Ahora como entonces quedan como herencia las piedras millares del magisterio de Juan Pablo II, que muchos esperan con prontitud sea llevado al honor de aquellos altares a los que el mismo Juan Pablo II elevó a la misma dignidad tantos hombres y mujeres de fe, como Santa Faustina Kowalska, canonizada en el 2.000 como apóstol en el mundo del misterio de la Misericordia de Dios. Y este misterio es otra “clave de lectura privilegiada” del magisterio del Papa Wojtyla.

El Siervo de Dios Juan Pablo II había conocido y vivido personalmente las terribles tragedias del siglo XX, y por mucho tiempo se preguntó qué es lo que podía apartar la marea del mal. La respuesta solo podía encontrarse en el amor de Dios. Sólo la Divina Misericordia es capaz de poner un límite al mal; sólo el amor omnipotente de Dios puede derrotar la prepotencia de los malvados y el poder destructor del egoísmo y el odio.

Benedicto XVI ha confiado en particular este último pensamiento a los cerca de 7 mil participantes en el Congreso de la Divina Misericordia inaugurado con esta misa y que durará hasta el próximo domingo.
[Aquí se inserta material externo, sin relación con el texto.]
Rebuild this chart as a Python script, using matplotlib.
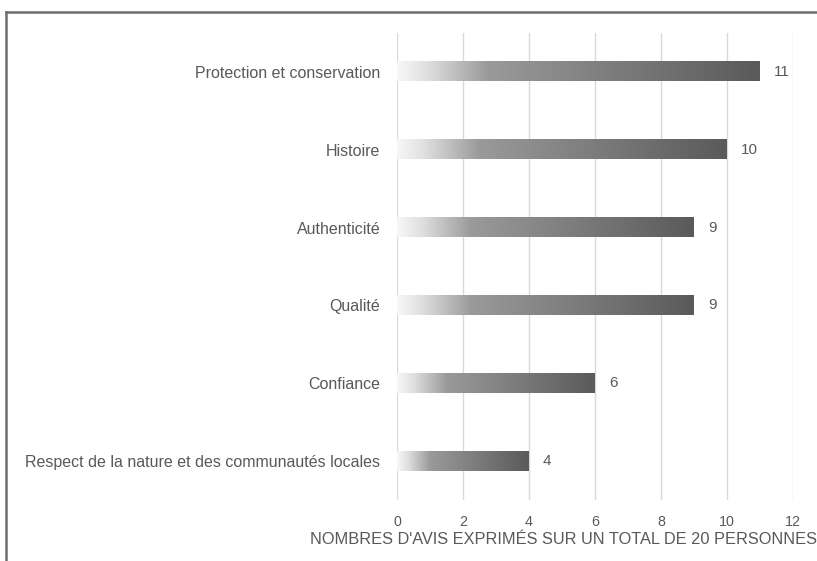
import numpy as np
import matplotlib.pyplot as plt
from matplotlib.colors import LinearSegmentedColormap
from matplotlib.lines import Line2D

plt.rcParams['font.family'] = ['Liberation Sans', 'DejaVu Sans']

categories = [
    "Respect de la nature et des communautés locales",
    "Confiance",
    "Qualité",
    "Authenticité",
    "Histoire",
    "Protection et conservation",
]
counts = [4, 6, 9, 9, 10, 11]
xticks = [0, 2, 4, 6, 8, 10, 12]

text_color = "#595959"
grid_color = "#d9d9d9"

# white-to-grey fill used across each bar
shade = LinearSegmentedColormap.from_list(
    "shade", [(0.0, "#f7f7f7"), (0.08, "#e0e0e0"), (0.25, "#9a9a9a"), (1.0, "#5a5a5a")]
)
ramp = np.linspace(0, 1, 256).reshape(1, -1)

fig = plt.figure(figsize=(8.17, 5.61), dpi=100)
ax = fig.add_axes([397 / 817, 1 - 500 / 561, (793 - 397) / 817, (500 - 33) / 561])

bar_h = 0.245
for i, v in enumerate(counts):
    ax.imshow(ramp, extent=[0, v, i - bar_h / 2, i + bar_h / 2],
              aspect="auto", cmap=shade, interpolation="bilinear", zorder=2)
    ax.text(v + 0.42, i, str(v), va="center", ha="left", fontsize=11, color=text_color)

ax.set_xlim(0, 12)
ax.set_ylim(-0.5, len(categories) - 0.5)
ax.set_xticks(xticks)
ax.set_yticks(range(len(categories)))
ax.set_yticklabels(categories)
ax.tick_params(axis="both", length=0, colors=text_color)
ax.tick_params(axis="x", pad=11, labelsize=10.3)
ax.tick_params(axis="y", pad=12, labelsize=11.5)
for s in ax.spines.values():
    s.set_visible(False)
ax.grid(axis="x", color=grid_color, linewidth=1, zorder=0)
ax.set_axisbelow(True)

# axis title sits left of centre so it fits inside the figure
ax.text((564 - 397) / 396, -(539 - 500) / 467,
        "NOMBRES D'AVIS EXPRIMÉS SUR UN TOTAL DE 20 PERSONNES",
        transform=ax.transAxes, ha="center", va="center",
        fontsize=11.8, color=text_color)

# frame along the top and left edges
fig.add_artist(Line2D([6 / 817, 1], [1 - 12 / 561] * 2, color="#6e6e6e", linewidth=1.8))
fig.add_artist(Line2D([6 / 817] * 2, [0, 1 - 12 / 561], color="#6e6e6e", linewidth=1.8))

fig.savefig("out.png", dpi=100)
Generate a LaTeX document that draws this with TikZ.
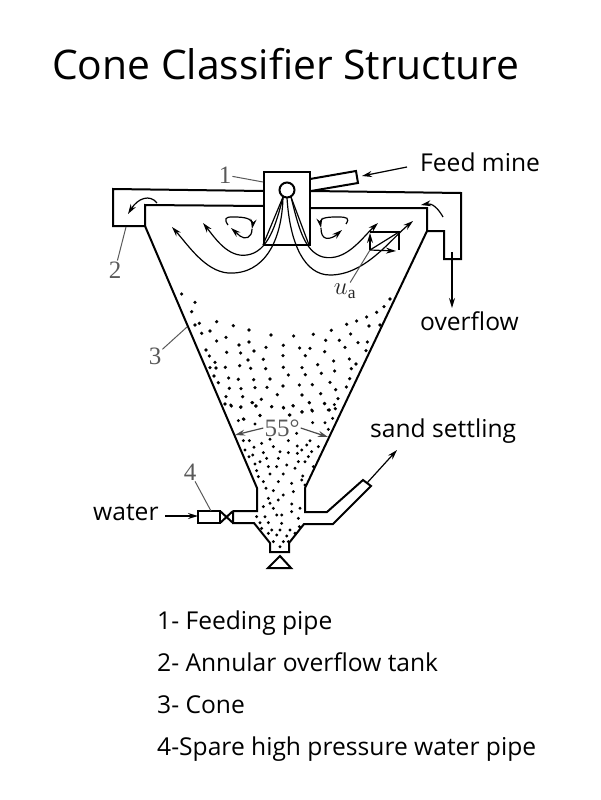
\documentclass[tikz,border=0pt]{standalone}
\usepackage{fontspec}
\setmainfont{Liberation Serif}
\newfontfamily\labelfont{Open Sans}
\usetikzlibrary{arrows.meta}
\tikzset{
  wall/.style={line width=2pt, line join=miter},
  thinline/.style={line width=1.2pt},
  flow/.style={line width=1.2pt, -{Stealth[length=10pt,width=6pt]}},
  leader/.style={line width=1pt, black!65},
  caption/.style={font=\labelfont\fontsize{24.6}{29}\selectfont, anchor=base west, inner sep=0pt},
  partno/.style={font=\fontsize{25}{28}\selectfont, text=black!65, inner sep=1pt}
}
\begin{document}
\begin{tikzpicture}[x=1pt,y=-1pt]
\useasboundingbox (0,0) rectangle (600,800);

\node[font=\labelfont\fontsize{40.8}{48}\selectfont, anchor=base west, inner sep=0pt] (title) at (52,79) {Cone Classifier Structure};

% tank and cone
\draw[wall] (263,191) -- (113,189) -- (113,226) -- (145,226) -- (145,205) -- (263,206);
\draw[wall] (311,191) -- (461,193) -- (461,259) -- (444,259) -- (444,231) -- (427,231) -- (427,208) -- (311,208);
\draw[wall] (145,226) -- (257,488) -- (257,511) -- (233,511);
\draw[wall] (427,231) -- (305,488) -- (305,512) -- (327,512) -- (363,480) -- (371,486) -- (333,524) -- (304,524) -- (289,543) -- (289,552) -- (270,552) -- (270,543) -- (254,523) -- (233,523) -- (233,511);

% feeding pipe
\draw[wall] (263.5,172) rectangle (310,245);
\draw[wall] (287,190) circle (7.5);
\draw[wall] (310,179) -- (356,171) -- (358,183) -- (311,191);
\draw[thinline] (283,197) -- (263,245);
\draw[thinline] (291,197) -- (309,245);

% valve and support
\draw[wall] (198,511) rectangle (220,523);
\draw[wall] (220,511) -- (233,523);
\draw[wall] (220,523) -- (233,511);
\draw[wall] (280,556) -- (268,568) -- (291,568) -- cycle;

% flow lines
\draw[flow] (283,197) .. controls (276,225) and (268,252) .. (247,255) .. controls (228,258) and (215,238) .. (203,223);
\draw[flow] (283,197) .. controls (282,240) and (265,275) .. (228,273) .. controls (205,271) and (188,245) .. (172,227);
\draw[flow] (291,197) .. controls (298,225) and (304,252) .. (323,257) .. controls (346,262) and (362,238) .. (378,223);
\draw[flow] (287,198) .. controls (290,245) and (305,275) .. (330,275) .. controls (365,275) and (390,240) .. (413,221);

% vortices
\draw[flow] (228,225) .. controls (224,219) and (225,217) .. (232,217) .. controls (240,217) and (250,217) .. (253,223) -- (252,229);
\draw[flow] (252,229) .. controls (252,238) and (245,240) .. (240,236) -- (231,228);
\draw[flow] (346,224) .. controls (350,218) and (347,217) .. (338,217) .. controls (330,217) and (321,217) .. (320,222) -- (321,228);
\draw[flow] (321,228) .. controls (321,240) and (328,240) .. (335,236) -- (342,230);

% small arcs over the weirs
\draw[flow] (157,203) .. controls (150,194) and (138,198) .. (128,214);
\draw[flow] (443,217) .. controls (438,208) and (432,203) .. (421,205);

% velocity triangle
\draw[thinline] (370,232) -- (399,232) -- (399,250);
\draw[flow] (370,250) -- (370,233);
\draw[flow] (370,250) -- (396,251);
\draw[thinline] (370,250) -- (399,232);

% labels with leaders
\coordinate (feedstart) at (407,167);
\coordinate (feedtip) at (362,176);
\coordinate (overflowtop) at (452,252);
\coordinate (overflowtip) at (452,308);
\coordinate (sandend) at (367,483);
\coordinate (sandtip) at (397,450);
\coordinate (waterstart) at (165,516);
\coordinate (watertip) at (198,516);
\coordinate (uatip) at (370,250);
\coordinate (onetip) at (263,182);
\coordinate (twotip) at (126,227);
\coordinate (threetip) at (187,327);
\coordinate (fourtip) at (211,511);
\coordinate (angleleft) at (235,435);
\coordinate (angleright) at (328,437);

\node[caption] (feed) at (420,171) {Feed mine};
\node[caption] (overflow) at (420,330) {overflow};
\node[caption] (sand) at (370,437) {sand settling};
\node[caption] (water) at (93,520) {water};
\node[partno] (one) at (225,175) {1};
\node[partno] (two) at (115,270) {2};
\node[partno] (three) at (155,356) {3};
\node[partno] (four) at (190,472) {4};
\node[partno] (angle) at (282,428) {55°};
\node[partno, text=black!85] (ua) at (345,291) {$u_{\mathrm{a}}$};

\draw[flow] (feedstart) -- (feedtip);
\draw[flow] (overflowtop) -- (overflowtip);
\draw[flow] (sandend) -- (sandtip);
\draw[flow] (waterstart) -- (watertip);
\draw[leader] (one) -- (onetip);
\draw[leader] (two) -- (twotip);
\draw[leader] (three) -- (threetip);
\draw[leader] (four) -- (fourtip);
\draw[leader] (ua) -- (uatip);
\draw[flow, black!70] (angle.west) -- (angleleft);
\draw[flow, black!70] (angle.east) -- (angleright);

% sand grains, upper part
\foreach \x/\y in {155/72,195/97,185/125,195/165,208/160,260/155,310/167,357/180,215/190,240/183,288/202,260/213,423/195,491/198,550/193,604/181,650/163,680/153,710/141,740/127,762/110,780/87,717/168,750/165,662/192,587/211,628/211,684/218,712/216,645/232,708/242,357/216,327/225,408/232,460/226,509/234,540/235,584/245,228/240,238/258,290/247,332/249,372/243,459/257,526/257,354/270,400/268,611/273,658/267,255/277,240/293,258/294,286/292,329/287,362/295,407/296,460/292,516/293,563/284,614/303,664/296,678/282,252/318,265/338,296/324,325/328,371/329,420/327,475/315,526/314,574/310,659/326,600/337,298/355,333/356,375/353,411/352,459/348,508/345,547/344,649/351,617/359,288/380,338/380,394/388,442/374,516/375,572/371,624/386,285/402,304/408,332/412,366/398,378/408,425/410,461/414,489/407,538/398,584/401,598/420,616/416,547/423,516/426,478/435,390/437,340/447}
  \fill ({130+\x/3},{270+\y/3}) circle (1.8);

% sand grains, lower part
\foreach \x/\y in {152/15,183/20,218/8,227/18,275/20,310/22,340/18,388/8,433/10,463/14,366/35,395/30,445/30,240/46,175/62,192/58,330/45,225/72,398/68,435/68,458/55,445/88,350/100,190/122,208/122,245/130,270/118,325/122,390/122,352/138,380/135,415/140,222/142,195/150,250/158,280/140,300/155,325/158,365/150,395/155,218/165,207/170,260/175,295/175,352/160,385/170,240/185,225/192,265/200,290/200,320/195,355/185,375/185,400/200,230/212,235/230,270/222,310/222,345/205,368/228,250/245,295/245,335/250,365/240,258/265,280/272,310/285,340/275,375/255,265/295,295/300,335/312,270/310,250/320,280/325,305/345,335/335,360/325,230/350,255/350,290/345,240/368,265/368,305/370,355/355,275/390,300/390,330/390,358/380,245/385,290/405,320/408,345/400,265/400,310/425,280/425,300/440,325/425}
  \fill ({180+\x/3},{400+\y/3}) circle (1.6);

% key
\node[caption] (keyone) at (157,629) {1- Feeding pipe};
\node[caption] (keytwo) at (157,671) {2- Annular overflow tank};
\node[caption] (keythree) at (157,713) {3- Cone};
\node[caption] (keyfour) at (157,755) {4-Spare high pressure water pipe};
\end{tikzpicture}
\end{document}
La homilía ha concluido con un afectuoso acto de reconocimiento a aquella que Benedicto XVI llama “alma elegida”.

“Que la Iglesia siguiendo sus enseñanzas y sus ejemplos pueda proseguir fielmente y sin compromisos su misión evangelizadora, difundiendo sin cansarse el amor misericordioso de Cristo, manantial de verdadera paz para el mundo entero”.